Przeprosiny Boga – interpretacja treści ballady
Ballada przedstawia relację z Bogiem dwóch staruszków. Są oni z nim blisko zaprzyjaźnieni, traktują go prostolinijnie. Nie boją się Stwórcy, nie dystansują się od niego a traktują jak ludzkiego towarzysza. Sławią go przez zwyczajne rozrywki, rozmowy, picie alkoholu i granie w karty. Ich Bóg jest prosty i dobry jak oni sami. Nie zagłębiają się w teologię czy pisma, traktują go po prostu jako bliską osobę, którą kochają. Dzieli z nimi codzienność wręcz dosłownie, opis sugeruje, że oddaje się rozrywkom wraz z nimi jako trzeci z przyjaciół. Są szczęśliwi i spokojni.
Sielankowy obraz zaburza wypowiedź cepra, jak określa się na Podhalu przyjezdnych, niemiejscowych. Sugeruje on, że nie oddają Bogu należytej czci, traktują go zbyt ludzko i nonszalancko. Staruszkowie boją się, że obrazili tym Boga, dlatego bardzo się przejmują i zastanawiają, jak odkupić swoje winy. Jeden postanawia w Wielki Czwartek i Piątek obmyć nogi dwunastu mężczyznom. Jest to nawiązanie do zachowania Jezusa Chrystusa podczas ostatniej wieczerzy. Ukorzył się w ten sposób przed swoimi uczniami i pokazał, że jest ich sługom. Ze względu na sposób ukazania postaci, można zakładać, iż plan ten miał być wykonany dosłownie i wcale nie chodziło mu o posługę.
Drugi wkracza na wyżyny absurdu postanowieniem, że będzie stał przez siedem lat na słupie, jak św. Szymon. Wspomniana przez Kasprowicza postać to Symeon Słupnik Starszy. Sprzedał on cały majątek i rozpoczął życie pustelnicze, które spędził na platformie umieszczonej na betonowym słupie. Słowa cepra są dla nich na tyle szokujące, że decydują się na irracjonalną pokutę.
Bóg jednak wcale tego od nich nie chce. Wyrusza z nimi w drogę upodabniając się do starszego człowieka – mężczyźni słyszą jego ociężałe kroki („ciap! ciap!”). Staruszkowie są pewni, że zostali przez niego opuszczeni przez swoje zachowanie i bluźnierstwo. Przemawia do nich i zapewnia, że nie uważa ich postępowania za złe i najlepiej, aby wrócili do domu i swojego normalnego życia. Nie zależy mu na poświęceniach a szczęściu i radości swoich wyznawców.
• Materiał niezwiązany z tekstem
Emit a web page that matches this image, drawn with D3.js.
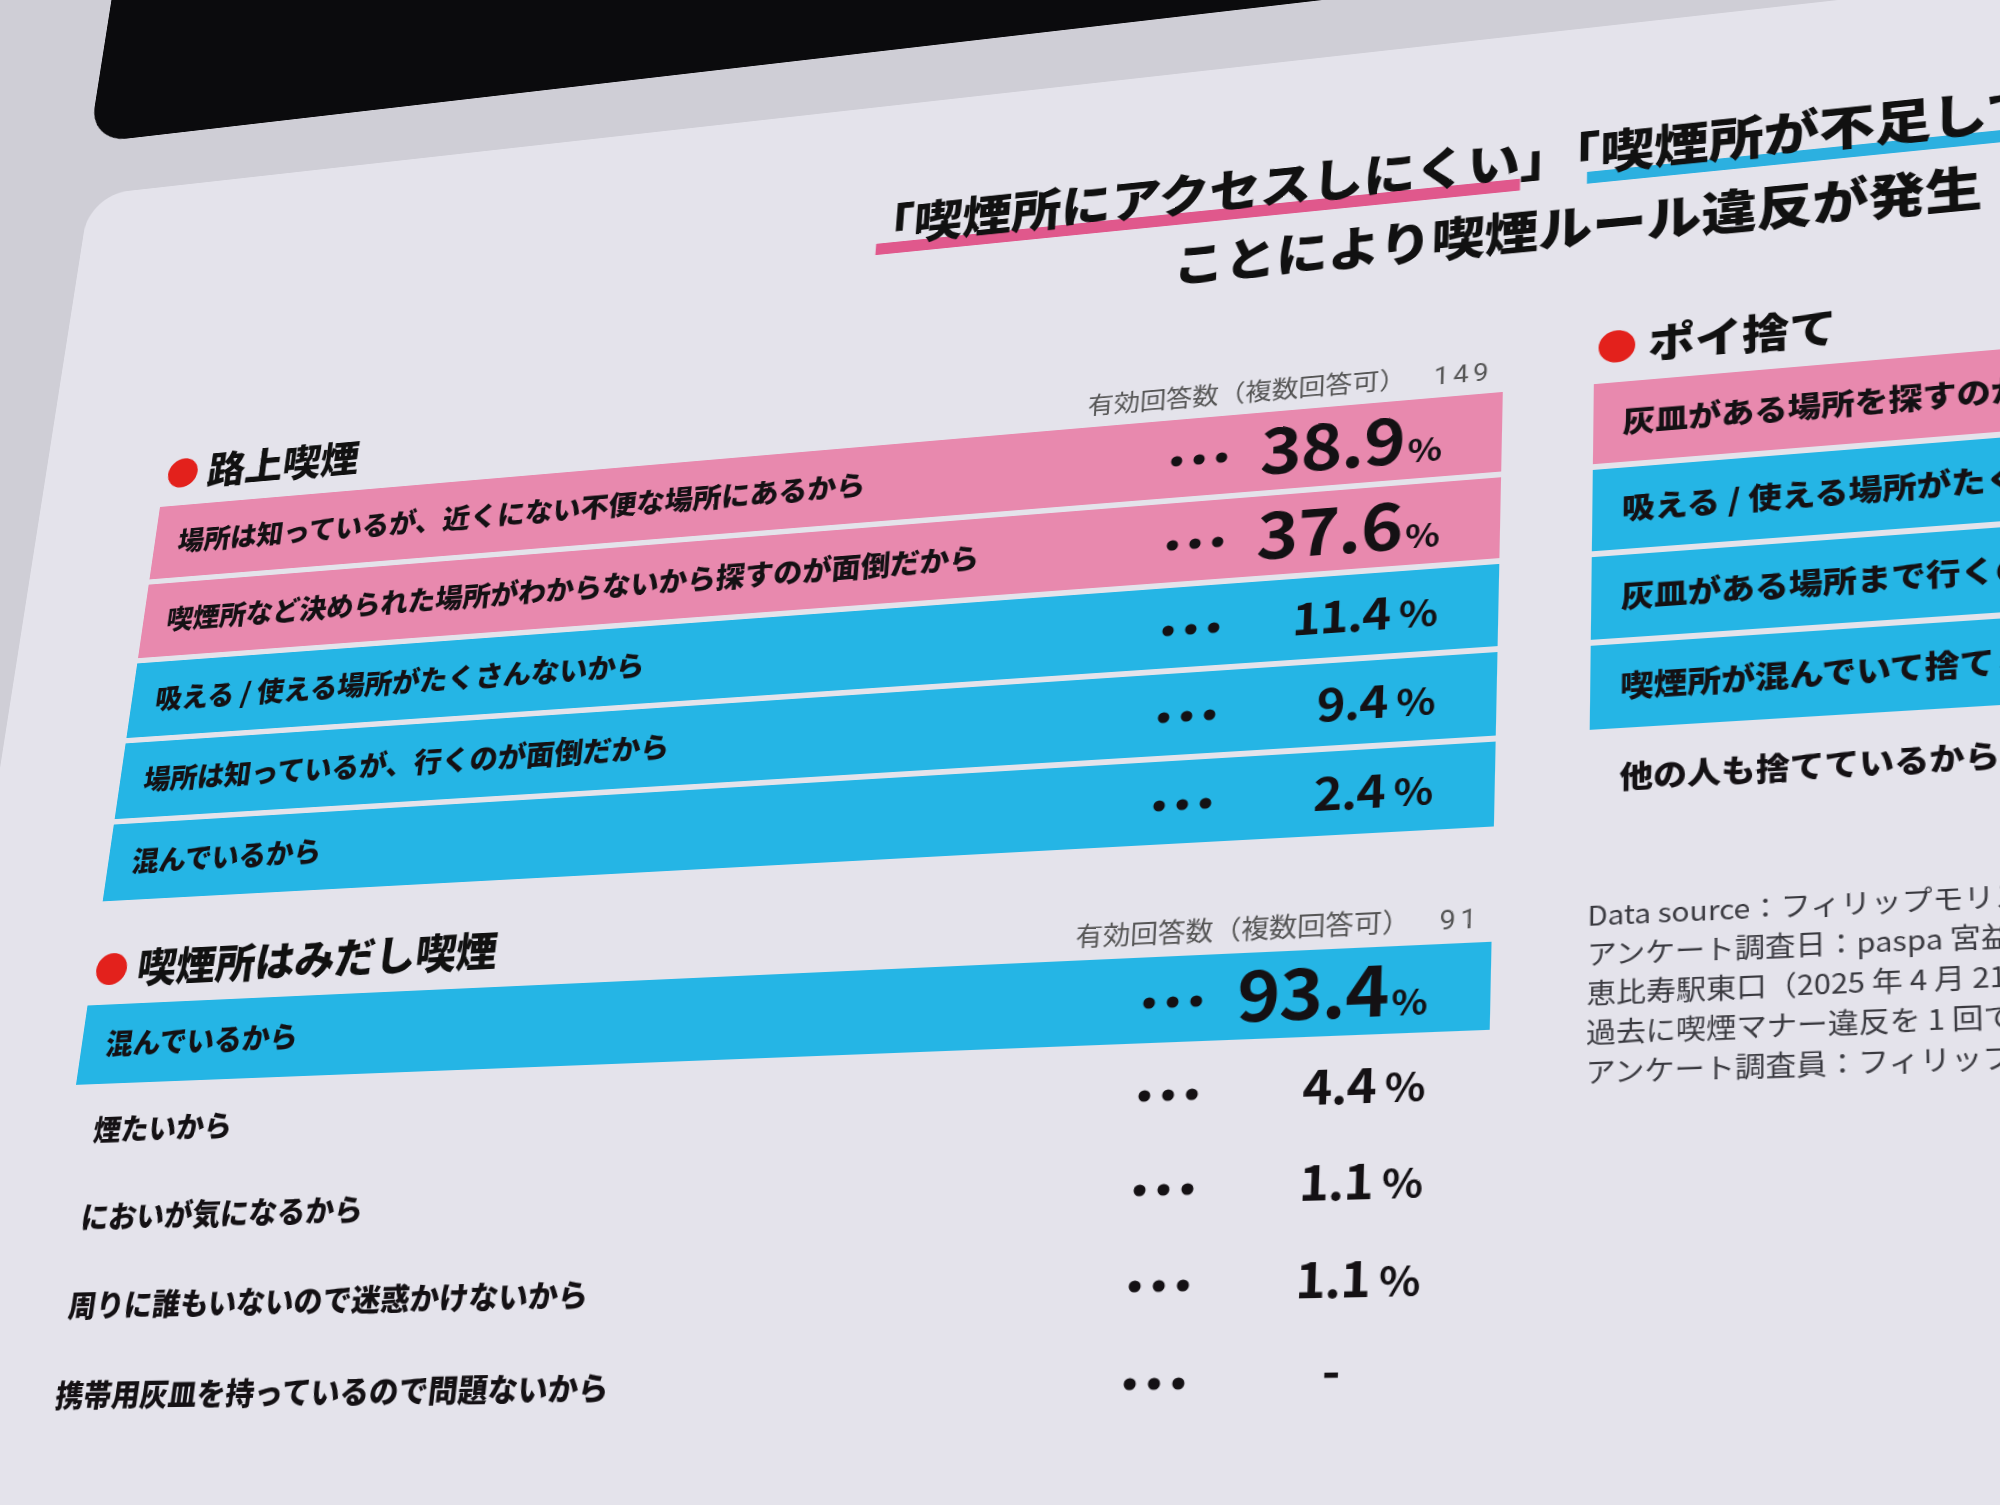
<!DOCTYPE html>
<html><head><meta charset="utf-8">
<script src="https://cdn.jsdelivr.net/npm/d3@7"></script>
<style>
html,body{margin:0;padding:0;background:#cfced6;overflow:hidden;width:2000px;height:1505px;}
#stage{position:absolute;left:0;top:0;transform-origin:0 0;}
text{font-family:"Noto Sans CJK JP","Noto Sans",sans-serif;}
</style></head><body>
<svg id="stage"></svg>
<script>
// ---------------- data ----------------
const titleLine1a = "「喫煙所にアクセスしにくい」";
const titleLine1b = "「喫煙所が不足している」";
const titleLine2 = "ことにより喫煙ルール違反が発生";

const streetTitle = "路上喫煙";
const streetLabels = [
  "場所は知っているが、近くにない不便な場所にあるから",
  "喫煙所など決められた場所がわからないから探すのが面倒だから",
  "吸える / 使える場所がたくさんないから",
  "場所は知っているが、行くのが面倒だから",
  "混んでいるから"
];
const streetValues = [38.9, 37.6, 11.4, 9.4, 2.4];
const streetTiers = ["pink", "pink", "blue", "blue", "blue"];
const streetN = 149;

const boothTitle = "喫煙所はみだし喫煙";
const boothLabels = [
  "混んでいるから",
  "煙たいから",
  "においが気になるから",
  "周りに誰もいないので迷惑かけないから",
  "携帯用灰皿を持っているので問題ないから"
];
const boothValues = [93.4, 4.4, 1.1, 1.1, null];
const boothTiers = ["blue", "none", "none", "none", "none"];
const boothN = 91;

const litterTitle = "ポイ捨て";
const litterLabels = [
  "灰皿がある場所を探すのが面倒だから",
  "吸える / 使える場所がたくさんないから",
  "灰皿がある場所まで行くのが面倒だから",
  "喫煙所が混んでいて捨てられないから",
  "他の人も捨てているから"
];
const litterTiers = ["pink", "blue", "blue", "blue", "none"];

const nLabel = "有効回答数（複数回答可）";
const sourceLines = [
  "Data source：フィリップモリス・ジャパン調べ",
  "アンケート調査日：paspa 宮益坂ビル前喫煙所、",
  "恵比寿駅東口（2025 年 4 月 21 日〜）",
  "過去に喫煙マナー違反を 1 回でもしたことがある喫煙者",
  "アンケート調査員：フィリップモリス・ジャパン"
];

// ---------------- layout (flat slide) ----------------
const COLW = 1400, PITCH = 90, GAP = 6, COL2 = 1485;
const OX = 400, OY = 1000, SW = 3500, SH = 2600;
const tierColor = {pink: "#e889ae", blue: "#25b5e5", none: "none"};

const svg = d3.select("#stage").attr("width", SW).attr("height", SH);
svg.append("rect").attr("width", SW).attr("height", SH).attr("fill", "#cfced6");
const root = svg.append("g").attr("transform", `translate(${OX},${OY})`);

// black header band and slide card
root.append("rect").attr("x", -152).attr("y", -1300).attr("width", 4000).attr("height", 842)
  .attr("rx", 46).attr("fill", "#0b0b0d");
root.append("rect").attr("x", -141).attr("y", -391).attr("width", 4000).attr("height", 2200)
  .attr("rx", 46).attr("fill", "#e4e3eb");

// title
const tg = root.append("g");
const t1 = tg.append("text").attr("x", 753).attr("y", -231)
  .attr("font-size", 51).attr("font-weight", 900).attr("fill", "#111");
t1.append("tspan").text(titleLine1a);
t1.append("tspan").text(titleLine1b);
tg.append("text").attr("x", 1075).attr("y", -152)
  .attr("font-size", 51).attr("font-weight", 900).attr("fill", "#111").text(titleLine2);
// highlighter underlines measured from the text itself
const node = t1.node();
const fs = 51;
const aStart = node.getStartPositionOfChar(0).x + fs * 0.25;
const aEnd = node.getEndPositionOfChar(titleLine1a.length - 2).x;
const bStart = node.getStartPositionOfChar(titleLine1a.length).x + fs * 0.25;
const bEnd = node.getEndPositionOfChar(titleLine1a.length + titleLine1b.length - 2).x;
tg.insert("rect", "text").attr("x", aStart).attr("y", -230).attr("width", aEnd - aStart).attr("height", 13).attr("fill", "#e0588c");
tg.insert("rect", "text").attr("x", bStart).attr("y", -230).attr("width", bEnd - bStart).attr("height", 13).attr("fill", "#2cb0e0");

const fmt = d3.format(".1f");

function heading(g, x, y, label) {
  g.append("circle").attr("cx", x + 21).attr("cy", y - 38).attr("r", 17).attr("fill", "#e3211c");
  g.append("text").attr("x", x + 50).attr("y", y - 22).attr("font-size", 43).attr("font-weight", 900)
    .attr("fill", "#111").text(label);
}

function section(x0, top, title, labels, values, tiers, n) {
  const g = root.append("g");
  heading(g, x0, top, title);
  if (n != null) {
    const t = g.append("text").attr("x", x0 + 1390).attr("y", top - 14).attr("text-anchor", "end")
      .attr("font-size", 26).attr("fill", "#555");
    t.append("tspan").text(nLabel);
    t.append("tspan").attr("dx", 26).attr("font-family", "Roboto, sans-serif").attr("letter-spacing", 4).text(n);
  }
  const y = d3.scaleBand().domain(d3.range(labels.length))
    .range([top, top + labels.length * PITCH - GAP]).paddingInner(GAP / PITCH).paddingOuter(0);
  const rows = g.selectAll("g.row").data(labels.map((l, i) => ({l, i, v: values ? values[i] : undefined, t: tiers[i]})))
    .join("g").attr("class", "row").attr("transform", d => `translate(${x0},${y(d.i)})`);
  rows.append("rect").attr("width", COLW).attr("height", y.bandwidth())
    .attr("fill", d => tierColor[d.t]);
  const cy = y.bandwidth() / 2;
  rows.append("text").attr("x", 27).attr("y", cy).attr("dy", "0.36em")
    .attr("font-size", 30).attr("font-weight", 900).attr("fill", "#141114").text(d => d.l);
  if (!values) return;
  rows.each(function(d) {
    const r = d3.select(this);
    r.selectAll("circle").data([1088, 1110, 1132]).join("circle")
      .attr("cx", c => c).attr("cy", cy + 3).attr("r", 5.5).attr("fill", "#141114");
    if (d.v == null) {
      r.append("text").attr("x", 1268).attr("y", cy + 10).attr("text-anchor", "middle")
        .attr("font-family", "Roboto, sans-serif").attr("font-weight", 700).attr("font-size", 44).attr("fill", "#141114").text("-");
      return;
    }
    const big = d.v >= 30;
    const t = r.append("text").attr("x", 1343).attr("y", cy + (big ? 25 : 17)).attr("text-anchor", "end")
      .attr("font-family", "Roboto, sans-serif").attr("font-weight", 700).attr("fill", "#141114")
      .attr("letter-spacing", big ? -1 : -1);
    t.append("tspan").attr("font-size", big ? 68 : 46).text(fmt(d.v));
    t.append("tspan").attr("font-size", big ? 34 : 38).attr("dx", big ? 3 : 8).text("%");
  });
}

section(0, 0, streetTitle, streetLabels, streetValues, streetTiers, streetN);
section(0, 556, boothTitle, boothLabels, boothValues, boothTiers, boothN);
section(COL2, 0, litterTitle, litterLabels, null, litterTiers, null);

root.append("g").selectAll("text").data(sourceLines).join("text")
  .attr("x", COL2).attr("y", (d, i) => 545 + i * 37)
  .attr("font-size", 26).attr("fill", "#3a3a40").text(d => d);

// ---------------- camera perspective (photo of a screen) ----------------
// flat slide rectangle (0,0)-(COLW,640) -> quad seen in the photograph
const quad = [[160, 507], [1503, 392], [1490, 1030], [76, 1085]];
function squareToQuad(p) {
  const [x0, y0] = p[0], [x1, y1] = p[1], [x2, y2] = p[2], [x3, y3] = p[3];
  const dx1 = x1 - x2, dx2 = x3 - x2, dx3 = x0 - x1 + x2 - x3;
  const dy1 = y1 - y2, dy2 = y3 - y2, dy3 = y0 - y1 + y2 - y3;
  const den = dx1 * dy2 - dx2 * dy1;
  const g = (dx3 * dy2 - dx2 * dy3) / den, h = (dx1 * dy3 - dx3 * dy1) / den;
  return {a: x1 - x0 + g * x1, b: x3 - x0 + h * x3, c: x0, d: y1 - y0 + g * y1, e: y3 - y0 + h * y3, f: y0, g, h};
}
const m = squareToQuad(quad);
const FW = COLW, FH = 640;
const A = m.a / FW, B = m.b / FH, C = m.c - m.a * OX / FW - m.b * OY / FH;
const D = m.d / FW, E = m.e / FH, F = m.f - m.d * OX / FW - m.e * OY / FH;
const G = m.g / FW, H = m.h / FH, I = 1 - m.g * OX / FW - m.h * OY / FH;
d3.select("#stage").style("transform",
  `matrix3d(${A},${D},0,${G},${B},${E},0,${H},0,0,1,0,${C},${F},0,${I})`);
</script>
</body></html>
Postać cepra od samego początku ukazana jest jako negatywna. Nazywają go mądralą, który kieruje się jedynie rozumem. Nie rozumie jednak istoty miłości bożej i zostaje za to skrytykowany. Bogu bliższe jest prostolinijne postępowanie starców niż jego. Podobna krytyka racjonalizmu pojawiała się w romantyzmie i pisanych przez poetów tej epoki balladach, m.in. „Romantyczności” Adama Mickiewicza, gdzie poeta opowiada się po stronie wierzeń ludu, a nie starców „szkiełka i oka”.
Utwór stanowi doskonały przykład realizacji filozofii franciszkańskiej. Stwórca pokazany jest jako kochający ojciec, a nie surowy sędzia. Chce towarzyszyć ludziom w codzienności. Wychwalana zostaje również afirmacja życia i rzeczywistości. Ze względu na kontekst biograficzny poety, można stwierdzić, iż wygłoszone przekonania pokrywają się z jego refleksjami pod koniec życia.